Leonardo Koutris ma zostać nowym zawodnikiem Rakowa Częstochowa – poinformował dziennikarz Tomasz Włodarczyk. Piłkarz Olympiakosu Pireus był w przeszłości łączony z transferem do Portugalii i Anglii. Wygląda jednak na to, że teraz będzie rywalem Patryka Kuna w walce o wyjściową jedenastkę.
Leonardo Koutris mógł grać w Benfice lub West Hamie United
Ekipa Rakowa Częstochowa doskonale spisuje się w sezonie 2022/2023. W tym momencie podopieczni Marka Papszuna to główni kandydaci do zdobycia mistrzostwa Polski. Po rundzie jesiennej Medaliki mają dziewięć punktów przewagi nad drugą w tabeli warszawską Legią. Z kolei trzeci Widzew traci do częstochowian już dwanaście oczek.

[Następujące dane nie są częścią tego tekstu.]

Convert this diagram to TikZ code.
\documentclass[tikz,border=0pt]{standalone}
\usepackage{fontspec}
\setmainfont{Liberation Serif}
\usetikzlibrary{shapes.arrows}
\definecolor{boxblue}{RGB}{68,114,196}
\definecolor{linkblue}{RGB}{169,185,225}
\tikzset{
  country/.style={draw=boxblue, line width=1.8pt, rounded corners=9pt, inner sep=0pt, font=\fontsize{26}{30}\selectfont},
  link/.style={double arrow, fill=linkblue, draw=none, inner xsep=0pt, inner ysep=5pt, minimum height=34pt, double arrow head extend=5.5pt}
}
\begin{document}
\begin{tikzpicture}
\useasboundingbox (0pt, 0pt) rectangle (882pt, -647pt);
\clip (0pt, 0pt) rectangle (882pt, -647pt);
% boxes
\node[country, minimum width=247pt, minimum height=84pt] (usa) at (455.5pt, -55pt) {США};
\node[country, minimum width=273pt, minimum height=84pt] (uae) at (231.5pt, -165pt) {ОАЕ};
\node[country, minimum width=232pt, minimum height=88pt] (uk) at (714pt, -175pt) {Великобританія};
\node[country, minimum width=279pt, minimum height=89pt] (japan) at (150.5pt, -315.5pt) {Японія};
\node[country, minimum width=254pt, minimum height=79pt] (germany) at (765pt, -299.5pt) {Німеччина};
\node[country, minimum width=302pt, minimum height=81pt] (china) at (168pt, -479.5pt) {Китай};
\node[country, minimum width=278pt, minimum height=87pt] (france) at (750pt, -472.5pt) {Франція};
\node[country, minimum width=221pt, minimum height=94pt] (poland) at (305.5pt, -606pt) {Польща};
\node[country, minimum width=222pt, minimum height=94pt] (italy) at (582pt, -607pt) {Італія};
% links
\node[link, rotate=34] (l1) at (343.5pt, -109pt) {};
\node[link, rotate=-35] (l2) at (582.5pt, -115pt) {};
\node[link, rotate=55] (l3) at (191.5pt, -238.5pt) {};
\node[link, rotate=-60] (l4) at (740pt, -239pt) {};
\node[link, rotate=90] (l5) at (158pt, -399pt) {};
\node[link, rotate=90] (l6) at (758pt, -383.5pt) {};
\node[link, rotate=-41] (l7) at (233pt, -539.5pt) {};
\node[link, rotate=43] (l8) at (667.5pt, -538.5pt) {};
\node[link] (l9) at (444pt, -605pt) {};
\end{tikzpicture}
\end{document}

Sztab Marka Papszuna doskonale zdaje się więc sobie sprawę, że zespół stoi przed wielką szansą. Dlatego też Raków Częstochowa zamierza szukać zimą wzmocnień, aby nie zaprzepaścić przewagi, jaką wypracowano jesienią bieżącego roku. Na pierwszy ogień ma pójść pozycja lewego wahadłowego.
W związku z tym lider Ekstraklasy zwrócił swoją uwagę w stronę Leonardo Koutrisa. Piłkarza aktualnie występuje w Olympiakosie Pireus. Jego kontrakt z mistrzami Grecji jest ważny jednak tylko do końca czerwca przyszłego roku. To właśnie chcą wykorzystać włodarze Rakowa i planują sprowadzić Greka za jak najniższe pieniądze.

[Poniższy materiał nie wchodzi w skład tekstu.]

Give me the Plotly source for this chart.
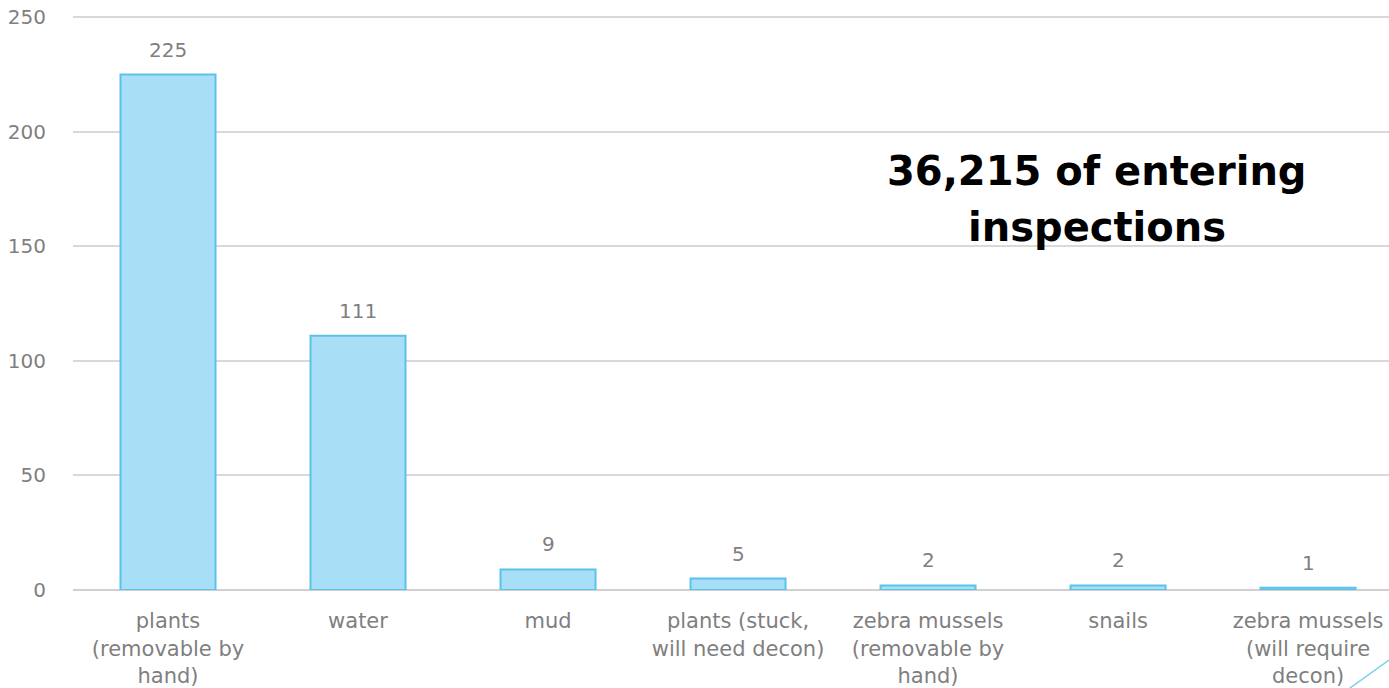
import plotly.graph_objects as go

categories = [
    "plants<br>(removable by<br>hand)",
    "water",
    "mud",
    "plants (stuck,<br>will need decon)",
    "zebra mussels<br>(removable by<br>hand)",
    "snails",
    "zebra mussels<br>(will require<br>decon)",
]
values = [225, 111, 9, 5, 2, 2, 1]
y_ticks = [0, 50, 100, 150, 200, 250]
note_lines = ["36,215 of entering", "inspections"]

gray = "#7f7f7f"
font_family = "DejaVu Sans"

fig = go.Figure()
fig.add_trace(go.Bar(
    x=list(range(len(categories))),
    y=values,
    width=0.5,
    marker=dict(color="#a8dff6", line=dict(color="#5bc2ea", width=2)),
    hoverinfo="skip",
))

for i, v in enumerate(values):
    fig.add_annotation(x=i, y=v, text=str(v), showarrow=False, xref="x", yref="y",
                       yanchor="bottom", yshift=11,
                       font=dict(family=font_family, size=20, color=gray))

for k, line in enumerate(note_lines):
    fig.add_annotation(xref="paper", yref="paper", x=0.778, y=[0.729, 0.631][k],
                       text="<b>" + line + "</b>", showarrow=False,
                       xanchor="center", yanchor="middle", align="center",
                       font=dict(family=font_family, size=40, color="#000000"))

fig.add_shape(type="line", xref="paper", yref="paper",
              x0=0.970, y0=-0.171, x1=1.0, y1=-0.122,
              line=dict(color="#7fd0ee", width=1.5))

fig.update_layout(
    width=1389, height=688,
    margin=dict(l=73, r=0, t=15, b=98),
    paper_bgcolor="white", plot_bgcolor="white",
    showlegend=False,
    bargap=0.5,
    xaxis=dict(
        range=[-0.5, 6.426],
        tickmode="array", tickvals=list(range(len(categories))), ticktext=categories,
        tickfont=dict(family=font_family, size=21, color=gray),
        showgrid=False, zeroline=False, showline=False,
        ticks="outside", ticklen=12, tickcolor="rgba(0,0,0,0)",
        ticklabeloverflow="allow",
    ),
    yaxis=dict(
        range=[0, 251],
        tickmode="array", tickvals=y_ticks,
        tickfont=dict(family=font_family, size=20, color=gray),
        showgrid=True, gridcolor="#d9d9d9", gridwidth=1.5,
        zeroline=True, zerolinecolor="#d0d0d0", zerolinewidth=2,
        showline=False,
        ticks="outside", ticklen=22, tickcolor="rgba(0,0,0,0)",
        ticklabeloverflow="allow",
    ),
)

fig.write_html(
    "out.html",
    config={"displayModeBar": False},
    post_script="document.body.style.margin='0';document.body.style.overflow='hidden';",
)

🔜El Raków líder de #Ekstraklasa, cerca de cerrar el fichaje del lateral izquierdo Leonardo Koutris 🇬🇷 según @wlodar85. No cuenta para #Olympiacos y no cuajó en sus últimas cesiones en #RCDMallorca en #LaLiga y Fortuna Düsseldorf. Tiene 27 años y ha sido 7 veces internacional pic.twitter.com/XU1hjixKk7
— Eugenio González Aguilera (@Eugeniogonza2) November 15, 2022
Koutris z Olympiakosem Pireus związany jest od 2017 roku. Lewy wahadłowy w barwach tego klubu rozegrał 66 spotkań. Jego piłkarskie CV jest jednak znacznie bogatsze. Zawodnik przebywał w latach 2020-2022 na wypożyczeniu w Fortunie Duesseldorf. Dla niemieckiego klubu zaliczył 29 występów. Ponadto grał w barwach m.in. Realu Mallorca.

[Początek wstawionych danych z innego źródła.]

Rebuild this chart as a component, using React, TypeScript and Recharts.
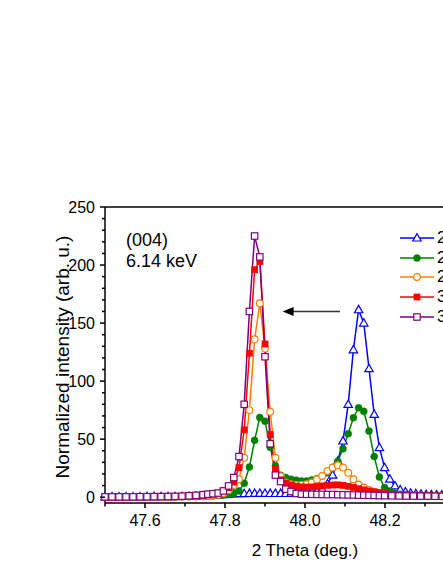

Gdy Koutris był u szczytu swojej kariery, interesowały się nim kluby z Portugalii i Anglii. O lewego wahadłowego w przeszłości pytały Benfica Lizbona oraz West Ham United. Wówczas na przeszkodzie do wielkie transferu stanęły pieniądze. Olympiakos zażądał za swojego piłkarza bowiem aż 10 milionów euro.